I think that I haven't been reli studying at all for 9 months that I'm beginning to feel (or had felt for a long time already) that I'm outliving my usefulness - to study. I guess that is the only thing that I can do that put some sense of usefulness in my life. Now that I'm no longer in school, life kinda moves sluggishly day after day. Not that I have nothing to do, mind you. My time is well spent getting stuff I need, spending more quality time with family and friends, and making sure that my baggage is not overweight. Still, after all that, i still kinda feel like there'ssomething more to accomplish... donno lar.

I suppose that it had just dawned on me that the semester will begin very soon, like in about 2 to 3 weeks. I no longer have to wait for months to get into a university. Finally, I suppose I'll be leaving very soon. Still felt like as if I have time to burn. Until Nigel kinda reminded me that I dont reli have much time left, and maybe it's high time i start bidding farewells to friends. 6 years are a long span of time.

Sometimes, I lie awake at night, kinda thinking about life ahead, how i'm going to handle all the responsibilities of living far away from home, and how my family is gonna adjust to the new surroundings when I'm no longer there. Nostalgic really, cos I am very closeto my family and I can't bear the thought that it will be months or perhaps years before I can get to see them again. Somehow, that thought bothers me, cos I'm not sure how fast can I get adjusted to not having my brothers around, or having dad do the cooking, or having mom to debate problems with.

But that aside, I suppose that the prospect of living somewhere with 4 seasons rolling, having to fend for myself, living in a foreign country where only 20% of the populace speaks English... I find that challenging and I'm yearning to experience that challenge. And the thought of finally being able to dig into thick books, and mounds of references.... oohh.... exciting. (Perhaps for now).
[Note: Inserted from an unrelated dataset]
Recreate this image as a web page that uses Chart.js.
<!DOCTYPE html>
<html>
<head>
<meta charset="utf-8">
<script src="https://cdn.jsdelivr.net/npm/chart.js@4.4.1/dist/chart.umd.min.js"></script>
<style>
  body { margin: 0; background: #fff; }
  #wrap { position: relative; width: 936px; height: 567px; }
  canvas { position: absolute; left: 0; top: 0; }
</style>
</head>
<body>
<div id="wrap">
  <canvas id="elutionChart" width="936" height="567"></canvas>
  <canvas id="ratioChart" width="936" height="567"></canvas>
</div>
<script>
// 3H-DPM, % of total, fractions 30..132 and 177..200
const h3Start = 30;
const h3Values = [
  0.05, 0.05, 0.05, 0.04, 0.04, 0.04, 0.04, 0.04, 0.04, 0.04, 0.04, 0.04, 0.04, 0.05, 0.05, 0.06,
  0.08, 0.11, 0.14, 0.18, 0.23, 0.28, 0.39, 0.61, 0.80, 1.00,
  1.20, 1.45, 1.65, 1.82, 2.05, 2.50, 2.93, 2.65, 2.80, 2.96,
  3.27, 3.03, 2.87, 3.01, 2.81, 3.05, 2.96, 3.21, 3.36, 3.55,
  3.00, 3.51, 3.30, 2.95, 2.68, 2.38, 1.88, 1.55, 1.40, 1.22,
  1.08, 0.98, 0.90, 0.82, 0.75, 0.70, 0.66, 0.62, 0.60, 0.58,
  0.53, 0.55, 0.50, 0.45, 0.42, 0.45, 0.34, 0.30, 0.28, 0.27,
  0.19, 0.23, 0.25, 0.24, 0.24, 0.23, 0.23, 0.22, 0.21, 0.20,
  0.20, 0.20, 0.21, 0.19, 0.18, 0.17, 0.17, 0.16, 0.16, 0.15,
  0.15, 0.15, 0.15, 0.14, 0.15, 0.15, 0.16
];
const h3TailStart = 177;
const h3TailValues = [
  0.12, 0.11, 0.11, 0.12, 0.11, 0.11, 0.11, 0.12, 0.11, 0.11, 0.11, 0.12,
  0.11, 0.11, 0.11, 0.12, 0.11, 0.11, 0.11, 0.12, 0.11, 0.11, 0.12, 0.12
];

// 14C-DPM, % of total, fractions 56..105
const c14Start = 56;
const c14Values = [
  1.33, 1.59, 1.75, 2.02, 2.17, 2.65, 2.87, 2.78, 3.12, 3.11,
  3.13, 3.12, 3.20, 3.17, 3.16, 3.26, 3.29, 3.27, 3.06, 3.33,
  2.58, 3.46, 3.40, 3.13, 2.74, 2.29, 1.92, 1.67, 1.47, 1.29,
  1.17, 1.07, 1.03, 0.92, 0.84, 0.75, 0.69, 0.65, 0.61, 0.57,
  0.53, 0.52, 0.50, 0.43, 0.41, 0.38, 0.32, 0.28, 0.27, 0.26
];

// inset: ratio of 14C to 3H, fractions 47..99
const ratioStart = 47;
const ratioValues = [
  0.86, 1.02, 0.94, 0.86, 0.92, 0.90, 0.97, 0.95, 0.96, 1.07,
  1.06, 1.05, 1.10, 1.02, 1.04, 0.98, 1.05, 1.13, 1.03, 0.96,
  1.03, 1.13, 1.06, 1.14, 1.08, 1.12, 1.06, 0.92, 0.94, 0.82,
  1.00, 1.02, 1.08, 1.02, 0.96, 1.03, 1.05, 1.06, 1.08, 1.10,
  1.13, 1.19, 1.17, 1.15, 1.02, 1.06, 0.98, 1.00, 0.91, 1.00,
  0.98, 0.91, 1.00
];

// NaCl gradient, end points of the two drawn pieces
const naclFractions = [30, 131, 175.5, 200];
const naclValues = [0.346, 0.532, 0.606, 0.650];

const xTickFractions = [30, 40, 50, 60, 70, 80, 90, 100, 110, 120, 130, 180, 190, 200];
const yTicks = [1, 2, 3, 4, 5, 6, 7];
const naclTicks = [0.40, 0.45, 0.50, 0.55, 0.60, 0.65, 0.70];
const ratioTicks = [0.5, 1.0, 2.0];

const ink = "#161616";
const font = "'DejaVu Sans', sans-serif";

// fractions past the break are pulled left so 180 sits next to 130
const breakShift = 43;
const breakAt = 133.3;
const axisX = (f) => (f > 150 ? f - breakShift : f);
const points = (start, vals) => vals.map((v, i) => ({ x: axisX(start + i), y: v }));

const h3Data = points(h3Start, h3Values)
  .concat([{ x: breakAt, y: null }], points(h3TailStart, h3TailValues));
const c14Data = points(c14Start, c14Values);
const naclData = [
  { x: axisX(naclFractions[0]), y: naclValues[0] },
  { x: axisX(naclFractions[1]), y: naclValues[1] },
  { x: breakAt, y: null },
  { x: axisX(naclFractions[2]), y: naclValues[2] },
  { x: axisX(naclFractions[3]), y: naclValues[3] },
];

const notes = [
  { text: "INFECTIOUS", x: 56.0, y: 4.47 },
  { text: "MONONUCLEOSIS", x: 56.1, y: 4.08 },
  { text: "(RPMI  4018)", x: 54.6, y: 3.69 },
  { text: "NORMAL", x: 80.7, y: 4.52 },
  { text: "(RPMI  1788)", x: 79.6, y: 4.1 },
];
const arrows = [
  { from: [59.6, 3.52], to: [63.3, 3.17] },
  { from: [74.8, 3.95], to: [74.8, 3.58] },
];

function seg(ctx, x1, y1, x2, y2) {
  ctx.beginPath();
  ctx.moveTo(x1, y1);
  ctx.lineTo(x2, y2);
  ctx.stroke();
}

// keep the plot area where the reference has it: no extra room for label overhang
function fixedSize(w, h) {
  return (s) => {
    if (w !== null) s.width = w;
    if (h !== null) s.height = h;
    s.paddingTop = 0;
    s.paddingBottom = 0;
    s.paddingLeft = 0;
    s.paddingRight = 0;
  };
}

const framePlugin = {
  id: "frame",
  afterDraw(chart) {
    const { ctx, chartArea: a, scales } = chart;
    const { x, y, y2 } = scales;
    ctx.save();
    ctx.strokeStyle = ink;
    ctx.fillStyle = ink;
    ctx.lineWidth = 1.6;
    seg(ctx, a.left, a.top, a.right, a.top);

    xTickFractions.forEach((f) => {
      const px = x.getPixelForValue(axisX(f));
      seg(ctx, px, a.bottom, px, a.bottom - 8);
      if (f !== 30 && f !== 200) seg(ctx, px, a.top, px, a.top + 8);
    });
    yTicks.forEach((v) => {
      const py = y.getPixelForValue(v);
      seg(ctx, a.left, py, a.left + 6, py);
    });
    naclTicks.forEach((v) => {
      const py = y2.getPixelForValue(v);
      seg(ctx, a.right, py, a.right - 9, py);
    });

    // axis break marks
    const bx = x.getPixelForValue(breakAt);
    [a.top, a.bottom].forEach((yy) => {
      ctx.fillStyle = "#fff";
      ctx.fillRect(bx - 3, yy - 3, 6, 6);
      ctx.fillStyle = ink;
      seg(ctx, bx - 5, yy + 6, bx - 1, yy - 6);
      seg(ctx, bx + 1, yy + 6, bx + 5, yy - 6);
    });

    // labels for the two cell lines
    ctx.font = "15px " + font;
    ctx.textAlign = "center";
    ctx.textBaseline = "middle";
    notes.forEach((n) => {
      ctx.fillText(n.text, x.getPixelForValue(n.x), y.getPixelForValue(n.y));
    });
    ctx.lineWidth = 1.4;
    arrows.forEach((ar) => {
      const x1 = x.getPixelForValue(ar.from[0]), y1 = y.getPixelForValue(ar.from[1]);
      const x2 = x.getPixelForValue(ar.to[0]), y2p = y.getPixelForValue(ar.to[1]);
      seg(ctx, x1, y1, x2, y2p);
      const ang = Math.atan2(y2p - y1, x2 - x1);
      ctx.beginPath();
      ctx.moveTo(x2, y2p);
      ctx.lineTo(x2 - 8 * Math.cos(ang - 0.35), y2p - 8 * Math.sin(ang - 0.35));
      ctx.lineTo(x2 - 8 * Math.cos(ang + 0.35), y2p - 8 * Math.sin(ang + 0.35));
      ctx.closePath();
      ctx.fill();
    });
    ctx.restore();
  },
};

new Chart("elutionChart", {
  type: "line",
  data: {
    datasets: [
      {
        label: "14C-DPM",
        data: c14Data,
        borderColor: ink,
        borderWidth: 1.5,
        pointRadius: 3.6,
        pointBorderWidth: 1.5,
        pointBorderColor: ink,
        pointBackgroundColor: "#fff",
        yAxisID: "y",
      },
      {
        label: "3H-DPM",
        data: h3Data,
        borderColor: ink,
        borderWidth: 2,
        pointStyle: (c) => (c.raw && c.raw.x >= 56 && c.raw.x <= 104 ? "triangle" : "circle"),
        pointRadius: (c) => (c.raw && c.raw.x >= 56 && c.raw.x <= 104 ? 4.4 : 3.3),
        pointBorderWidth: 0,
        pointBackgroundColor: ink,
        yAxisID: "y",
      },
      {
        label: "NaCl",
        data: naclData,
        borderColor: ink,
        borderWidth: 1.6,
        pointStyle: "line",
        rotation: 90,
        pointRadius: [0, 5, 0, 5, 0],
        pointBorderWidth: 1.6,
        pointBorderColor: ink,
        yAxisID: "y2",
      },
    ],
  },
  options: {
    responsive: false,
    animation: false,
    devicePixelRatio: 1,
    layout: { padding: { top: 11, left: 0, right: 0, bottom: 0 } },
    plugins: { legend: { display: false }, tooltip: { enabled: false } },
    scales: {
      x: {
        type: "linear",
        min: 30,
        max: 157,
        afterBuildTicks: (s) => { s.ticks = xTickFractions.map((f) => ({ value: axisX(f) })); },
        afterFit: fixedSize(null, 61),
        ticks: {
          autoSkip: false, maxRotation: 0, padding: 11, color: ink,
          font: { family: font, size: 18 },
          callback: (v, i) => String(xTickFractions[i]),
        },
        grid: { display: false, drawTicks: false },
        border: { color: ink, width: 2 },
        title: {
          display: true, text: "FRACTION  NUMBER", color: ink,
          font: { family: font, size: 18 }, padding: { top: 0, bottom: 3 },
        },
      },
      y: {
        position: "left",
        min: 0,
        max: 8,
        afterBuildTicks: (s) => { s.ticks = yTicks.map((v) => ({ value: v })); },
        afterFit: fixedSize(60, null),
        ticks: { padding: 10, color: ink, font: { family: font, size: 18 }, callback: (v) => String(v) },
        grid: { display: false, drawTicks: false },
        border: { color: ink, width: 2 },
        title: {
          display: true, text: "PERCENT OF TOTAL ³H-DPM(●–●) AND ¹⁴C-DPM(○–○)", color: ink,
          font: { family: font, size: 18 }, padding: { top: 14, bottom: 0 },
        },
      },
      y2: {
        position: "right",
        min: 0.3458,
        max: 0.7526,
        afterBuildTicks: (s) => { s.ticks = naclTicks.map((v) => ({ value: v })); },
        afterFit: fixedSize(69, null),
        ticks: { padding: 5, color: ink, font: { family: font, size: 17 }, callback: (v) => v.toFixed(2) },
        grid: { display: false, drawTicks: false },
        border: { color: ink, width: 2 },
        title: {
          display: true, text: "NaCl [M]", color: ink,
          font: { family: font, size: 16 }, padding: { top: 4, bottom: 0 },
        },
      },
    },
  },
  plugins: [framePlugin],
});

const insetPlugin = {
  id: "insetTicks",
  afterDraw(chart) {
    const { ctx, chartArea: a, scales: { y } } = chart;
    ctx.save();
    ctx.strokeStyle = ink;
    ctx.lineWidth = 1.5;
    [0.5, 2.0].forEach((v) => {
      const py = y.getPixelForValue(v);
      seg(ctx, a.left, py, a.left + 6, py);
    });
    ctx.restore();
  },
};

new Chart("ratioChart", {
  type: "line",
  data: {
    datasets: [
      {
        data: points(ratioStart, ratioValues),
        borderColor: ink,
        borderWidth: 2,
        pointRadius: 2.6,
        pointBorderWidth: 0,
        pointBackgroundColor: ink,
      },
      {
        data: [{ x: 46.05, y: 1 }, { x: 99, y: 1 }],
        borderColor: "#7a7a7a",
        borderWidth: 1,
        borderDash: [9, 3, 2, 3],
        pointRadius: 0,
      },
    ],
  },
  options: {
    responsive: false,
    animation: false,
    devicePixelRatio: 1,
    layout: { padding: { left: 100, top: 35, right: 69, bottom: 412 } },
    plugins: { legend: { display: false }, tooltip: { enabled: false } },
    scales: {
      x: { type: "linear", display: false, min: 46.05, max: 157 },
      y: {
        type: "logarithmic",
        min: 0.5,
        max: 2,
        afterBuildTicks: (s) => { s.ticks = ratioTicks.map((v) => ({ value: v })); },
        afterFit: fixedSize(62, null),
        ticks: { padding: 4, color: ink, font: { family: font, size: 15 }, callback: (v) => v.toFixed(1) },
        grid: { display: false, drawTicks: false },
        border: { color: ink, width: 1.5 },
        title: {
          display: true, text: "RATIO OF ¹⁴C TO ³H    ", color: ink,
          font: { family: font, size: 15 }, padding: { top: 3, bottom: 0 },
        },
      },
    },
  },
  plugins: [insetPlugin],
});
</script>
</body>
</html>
So here I am torn into two. Surely, I'll be missing close friends as well. Luckily, I have two trusted friends to accompany me in this exciting new adventure, KHai Fatt and Shuk Fan. I'll be missing some very close friends that I'll be leaving behind here... What bothers me is that whether the test of friendship can endure the challenge of space and time. I hope so,for I do not yearn to see this connection crumble. So much for my ramblings, and now, I can get some sleep. Good night everyone, and sleep well.